▸ **What this task involves**:
Return the lines exactly as they stand, from the first of the material through the line containing "const GREEN = '#92d050';".
# Start of Data block
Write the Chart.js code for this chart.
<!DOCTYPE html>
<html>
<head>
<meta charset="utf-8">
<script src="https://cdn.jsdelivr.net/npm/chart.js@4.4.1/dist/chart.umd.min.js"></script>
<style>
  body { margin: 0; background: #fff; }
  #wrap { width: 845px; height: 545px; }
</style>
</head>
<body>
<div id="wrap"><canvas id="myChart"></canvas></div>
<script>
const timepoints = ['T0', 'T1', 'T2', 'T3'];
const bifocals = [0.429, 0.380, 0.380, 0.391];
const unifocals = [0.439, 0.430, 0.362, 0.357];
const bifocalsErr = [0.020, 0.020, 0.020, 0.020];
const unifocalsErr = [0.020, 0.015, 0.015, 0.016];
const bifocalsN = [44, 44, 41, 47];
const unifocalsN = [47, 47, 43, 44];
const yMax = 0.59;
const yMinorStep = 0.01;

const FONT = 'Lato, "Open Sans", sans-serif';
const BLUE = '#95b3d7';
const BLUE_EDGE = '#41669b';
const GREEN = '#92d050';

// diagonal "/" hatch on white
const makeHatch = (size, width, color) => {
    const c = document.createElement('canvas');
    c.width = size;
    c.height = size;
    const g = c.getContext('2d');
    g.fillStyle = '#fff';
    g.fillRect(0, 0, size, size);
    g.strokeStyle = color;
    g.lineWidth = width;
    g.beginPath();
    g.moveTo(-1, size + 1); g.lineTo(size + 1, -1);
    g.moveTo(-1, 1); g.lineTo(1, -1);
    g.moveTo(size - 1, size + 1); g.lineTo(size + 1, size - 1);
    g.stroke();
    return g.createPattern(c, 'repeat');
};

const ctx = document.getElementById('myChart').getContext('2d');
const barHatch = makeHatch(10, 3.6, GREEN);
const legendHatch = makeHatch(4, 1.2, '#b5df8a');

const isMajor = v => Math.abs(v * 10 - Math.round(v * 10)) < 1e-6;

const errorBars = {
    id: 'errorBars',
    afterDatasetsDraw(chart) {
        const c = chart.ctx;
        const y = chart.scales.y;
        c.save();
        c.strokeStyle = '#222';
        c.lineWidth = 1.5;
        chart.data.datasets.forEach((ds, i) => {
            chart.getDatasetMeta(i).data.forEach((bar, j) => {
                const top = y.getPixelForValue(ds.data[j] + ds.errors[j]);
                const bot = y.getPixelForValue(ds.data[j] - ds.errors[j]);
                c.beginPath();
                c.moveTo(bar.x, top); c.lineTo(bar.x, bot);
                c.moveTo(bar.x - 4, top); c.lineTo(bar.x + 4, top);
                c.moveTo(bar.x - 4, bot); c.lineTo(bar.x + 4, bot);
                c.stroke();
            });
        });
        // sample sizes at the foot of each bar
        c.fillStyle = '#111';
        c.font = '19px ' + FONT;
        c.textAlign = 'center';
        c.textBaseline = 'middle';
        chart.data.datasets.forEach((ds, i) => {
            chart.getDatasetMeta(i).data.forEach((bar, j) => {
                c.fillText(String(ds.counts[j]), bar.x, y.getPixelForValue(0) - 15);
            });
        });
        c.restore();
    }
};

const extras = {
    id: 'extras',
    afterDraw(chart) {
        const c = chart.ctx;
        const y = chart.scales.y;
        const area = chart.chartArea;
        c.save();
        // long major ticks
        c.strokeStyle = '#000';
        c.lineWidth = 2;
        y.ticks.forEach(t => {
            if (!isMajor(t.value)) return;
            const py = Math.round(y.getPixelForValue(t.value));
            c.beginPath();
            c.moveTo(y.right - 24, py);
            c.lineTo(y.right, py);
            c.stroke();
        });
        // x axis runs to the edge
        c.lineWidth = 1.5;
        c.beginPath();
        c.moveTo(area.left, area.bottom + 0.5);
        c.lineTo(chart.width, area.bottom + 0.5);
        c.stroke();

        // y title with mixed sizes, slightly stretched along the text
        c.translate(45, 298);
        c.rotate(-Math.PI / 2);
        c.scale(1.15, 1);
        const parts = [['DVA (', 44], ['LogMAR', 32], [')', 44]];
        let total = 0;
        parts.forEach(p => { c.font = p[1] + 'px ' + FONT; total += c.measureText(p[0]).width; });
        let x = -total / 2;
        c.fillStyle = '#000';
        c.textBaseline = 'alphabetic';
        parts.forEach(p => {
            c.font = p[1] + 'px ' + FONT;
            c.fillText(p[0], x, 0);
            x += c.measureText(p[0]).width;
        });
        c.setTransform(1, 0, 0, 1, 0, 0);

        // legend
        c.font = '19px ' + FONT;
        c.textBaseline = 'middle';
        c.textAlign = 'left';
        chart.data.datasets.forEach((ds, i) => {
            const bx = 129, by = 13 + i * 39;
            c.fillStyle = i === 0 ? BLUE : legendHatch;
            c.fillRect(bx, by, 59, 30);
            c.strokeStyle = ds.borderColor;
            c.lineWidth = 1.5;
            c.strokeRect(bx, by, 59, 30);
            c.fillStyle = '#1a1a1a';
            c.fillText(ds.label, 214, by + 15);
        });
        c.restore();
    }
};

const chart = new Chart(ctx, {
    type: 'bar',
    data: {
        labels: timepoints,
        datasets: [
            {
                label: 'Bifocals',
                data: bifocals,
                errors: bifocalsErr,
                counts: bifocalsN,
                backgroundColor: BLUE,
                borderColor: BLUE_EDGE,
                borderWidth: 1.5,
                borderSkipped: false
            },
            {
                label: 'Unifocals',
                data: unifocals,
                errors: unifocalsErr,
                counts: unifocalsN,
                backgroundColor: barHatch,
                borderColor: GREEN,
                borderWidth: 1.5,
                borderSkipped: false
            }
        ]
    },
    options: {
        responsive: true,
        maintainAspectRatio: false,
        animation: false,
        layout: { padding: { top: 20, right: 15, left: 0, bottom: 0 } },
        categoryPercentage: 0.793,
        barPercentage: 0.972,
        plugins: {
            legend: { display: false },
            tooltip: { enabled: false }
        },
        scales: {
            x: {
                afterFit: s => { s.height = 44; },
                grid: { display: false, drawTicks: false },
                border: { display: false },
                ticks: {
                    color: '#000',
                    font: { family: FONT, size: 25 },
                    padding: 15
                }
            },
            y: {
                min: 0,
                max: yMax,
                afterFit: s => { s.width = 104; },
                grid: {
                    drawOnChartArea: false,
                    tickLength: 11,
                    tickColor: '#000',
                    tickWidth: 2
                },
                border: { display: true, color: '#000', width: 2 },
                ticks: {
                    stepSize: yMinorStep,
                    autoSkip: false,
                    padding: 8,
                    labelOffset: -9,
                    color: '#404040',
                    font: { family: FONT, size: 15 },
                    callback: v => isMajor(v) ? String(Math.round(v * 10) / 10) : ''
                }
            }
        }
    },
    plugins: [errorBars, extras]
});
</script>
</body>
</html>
# End of Data block
▸ **Final result**:
Write the Chart.js code for this chart.
<!DOCTYPE html>
<html>
<head>
<meta charset="utf-8">
<script src="https://cdn.jsdelivr.net/npm/chart.js@4.4.1/dist/chart.umd.min.js"></script>
<style>
  body { margin: 0; background: #fff; }
  #wrap { width: 845px; height: 545px; }
</style>
</head>
<body>
<div id="wrap"><canvas id="myChart"></canvas></div>
<script>
const timepoints = ['T0', 'T1', 'T2', 'T3'];
const bifocals = [0.429, 0.380, 0.380, 0.391];
const unifocals = [0.439, 0.430, 0.362, 0.357];
const bifocalsErr = [0.020, 0.020, 0.020, 0.020];
const unifocalsErr = [0.020, 0.015, 0.015, 0.016];
const bifocalsN = [44, 44, 41, 47];
const unifocalsN = [47, 47, 43, 44];
const yMax = 0.59;
const yMinorStep = 0.01;

const FONT = 'Lato, "Open Sans", sans-serif';
const BLUE = '#95b3d7';
const BLUE_EDGE = '#41669b';
const GREEN = '#92d050';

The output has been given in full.